What you need to do: Transcribe the material in full. Nothing should differ except that the pictures are left out.

Data extract:
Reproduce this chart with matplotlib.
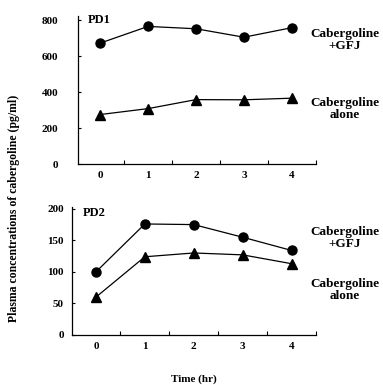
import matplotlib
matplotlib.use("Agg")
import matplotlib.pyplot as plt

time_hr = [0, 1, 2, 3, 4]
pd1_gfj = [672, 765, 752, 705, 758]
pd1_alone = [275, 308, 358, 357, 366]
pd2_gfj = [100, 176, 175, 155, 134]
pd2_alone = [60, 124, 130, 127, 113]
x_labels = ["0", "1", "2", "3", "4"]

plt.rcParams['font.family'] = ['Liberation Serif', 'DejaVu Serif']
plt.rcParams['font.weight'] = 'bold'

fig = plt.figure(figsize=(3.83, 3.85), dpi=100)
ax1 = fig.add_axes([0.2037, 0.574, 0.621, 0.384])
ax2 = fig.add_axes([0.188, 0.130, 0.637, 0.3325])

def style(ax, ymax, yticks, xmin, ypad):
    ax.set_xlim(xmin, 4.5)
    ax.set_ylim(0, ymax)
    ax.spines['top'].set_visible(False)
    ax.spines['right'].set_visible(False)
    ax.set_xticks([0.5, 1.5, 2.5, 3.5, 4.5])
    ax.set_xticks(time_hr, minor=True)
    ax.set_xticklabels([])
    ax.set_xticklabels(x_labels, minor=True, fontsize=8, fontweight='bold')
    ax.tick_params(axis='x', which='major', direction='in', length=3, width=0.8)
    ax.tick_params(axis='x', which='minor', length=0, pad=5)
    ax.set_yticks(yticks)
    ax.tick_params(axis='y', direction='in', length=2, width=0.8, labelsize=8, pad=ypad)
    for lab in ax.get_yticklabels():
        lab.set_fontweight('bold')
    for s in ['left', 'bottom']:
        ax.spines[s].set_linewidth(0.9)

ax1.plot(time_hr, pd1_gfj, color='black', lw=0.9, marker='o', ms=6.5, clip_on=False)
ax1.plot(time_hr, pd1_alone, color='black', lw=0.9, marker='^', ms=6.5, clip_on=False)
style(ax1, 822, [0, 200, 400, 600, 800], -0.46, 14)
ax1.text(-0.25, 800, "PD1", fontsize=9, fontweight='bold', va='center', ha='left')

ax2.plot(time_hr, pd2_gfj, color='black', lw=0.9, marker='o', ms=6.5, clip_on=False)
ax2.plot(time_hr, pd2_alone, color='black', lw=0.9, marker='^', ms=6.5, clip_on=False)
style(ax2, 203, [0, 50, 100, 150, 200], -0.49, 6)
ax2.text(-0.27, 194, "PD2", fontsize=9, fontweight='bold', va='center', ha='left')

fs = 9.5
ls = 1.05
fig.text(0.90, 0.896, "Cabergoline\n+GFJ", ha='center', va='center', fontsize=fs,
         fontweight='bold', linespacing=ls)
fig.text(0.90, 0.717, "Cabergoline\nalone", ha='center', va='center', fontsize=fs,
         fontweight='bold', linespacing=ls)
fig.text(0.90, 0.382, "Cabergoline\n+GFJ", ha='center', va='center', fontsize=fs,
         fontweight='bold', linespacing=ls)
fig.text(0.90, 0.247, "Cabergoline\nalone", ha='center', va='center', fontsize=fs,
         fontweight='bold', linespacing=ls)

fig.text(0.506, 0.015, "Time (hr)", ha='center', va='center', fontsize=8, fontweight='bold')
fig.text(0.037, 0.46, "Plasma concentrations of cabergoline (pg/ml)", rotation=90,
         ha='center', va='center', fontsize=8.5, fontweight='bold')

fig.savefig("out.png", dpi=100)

Exercise answer:
Reproduce this chart with matplotlib.
import matplotlib
matplotlib.use("Agg")
import matplotlib.pyplot as plt

time_hr = [0, 1, 2, 3, 4]
pd1_gfj = [672, 765, 752, 705, 758]
pd1_alone = [275, 308, 358, 357, 366]
pd2_gfj = [100, 176, 175, 155, 134]
pd2_alone = [60, 124, 130, 127, 113]
x_labels = ["0", "1", "2", "3", "4"]

plt.rcParams['font.family'] = ['Liberation Serif', 'DejaVu Serif']
plt.rcParams['font.weight'] = 'bold'

fig = plt.figure(figsize=(3.83, 3.85), dpi=100)
ax1 = fig.add_axes([0.2037, 0.574, 0.621, 0.384])
ax2 = fig.add_axes([0.188, 0.130, 0.637, 0.3325])

def style(ax, ymax, yticks, xmin, ypad):
    ax.set_xlim(xmin, 4.5)
    ax.set_ylim(0, ymax)
    ax.spines['top'].set_visible(False)
    ax.spines['right'].set_visible(False)
    ax.set_xticks([0.5, 1.5, 2.5, 3.5, 4.5])
    ax.set_xticks(time_hr, minor=True)
    ax.set_xticklabels([])
    ax.set_xticklabels(x_labels, minor=True, fontsize=8, fontweight='bold')
    ax.tick_params(axis='x', which='major', direction='in', length=3, width=0.8)
    ax.tick_params(axis='x', which='minor', length=0, pad=5)
    ax.set_yticks(yticks)
    ax.tick_params(axis='y', direction='in', length=2, width=0.8, labelsize=8, pad=ypad)
    for lab in ax.get_yticklabels():
        lab.set_fontweight('bold')
    for s in ['left', 'bottom']:
        ax.spines[s].set_linewidth(0.9)

ax1.plot(time_hr, pd1_gfj, color='black', lw=0.9, marker='o', ms=6.5, clip_on=False)
ax1.plot(time_hr, pd1_alone, color='black', lw=0.9, marker='^', ms=6.5, clip_on=False)
style(ax1, 822, [0, 200, 400, 600, 800], -0.46, 14)
ax1.text(-0.25, 800, "PD1", fontsize=9, fontweight='bold', va='center', ha='left')

ax2.plot(time_hr, pd2_gfj, color='black', lw=0.9, marker='o', ms=6.5, clip_on=False)
ax2.plot(time_hr, pd2_alone, color='black', lw=0.9, marker='^', ms=6.5, clip_on=False)
style(ax2, 203, [0, 50, 100, 150, 200], -0.49, 6)
ax2.text(-0.27, 194, "PD2", fontsize=9, fontweight='bold', va='center', ha='left')

fs = 9.5
ls = 1.05
fig.text(0.90, 0.896, "Cabergoline\n+GFJ", ha='center', va='center', fontsize=fs,
         fontweight='bold', linespacing=ls)
fig.text(0.90, 0.717, "Cabergoline\nalone", ha='center', va='center', fontsize=fs,
         fontweight='bold', linespacing=ls)
fig.text(0.90, 0.382, "Cabergoline\n+GFJ", ha='center', va='center', fontsize=fs,
         fontweight='bold', linespacing=ls)
fig.text(0.90, 0.247, "Cabergoline\nalone", ha='center', va='center', fontsize=fs,
         fontweight='bold', linespacing=ls)

fig.text(0.506, 0.015, "Time (hr)", ha='center', va='center', fontsize=8, fontweight='bold')
fig.text(0.037, 0.46, "Plasma concentrations of cabergoline (pg/ml)", rotation=90,
         ha='center', va='center', fontsize=8.5, fontweight='bold')

fig.savefig("out.png", dpi=100)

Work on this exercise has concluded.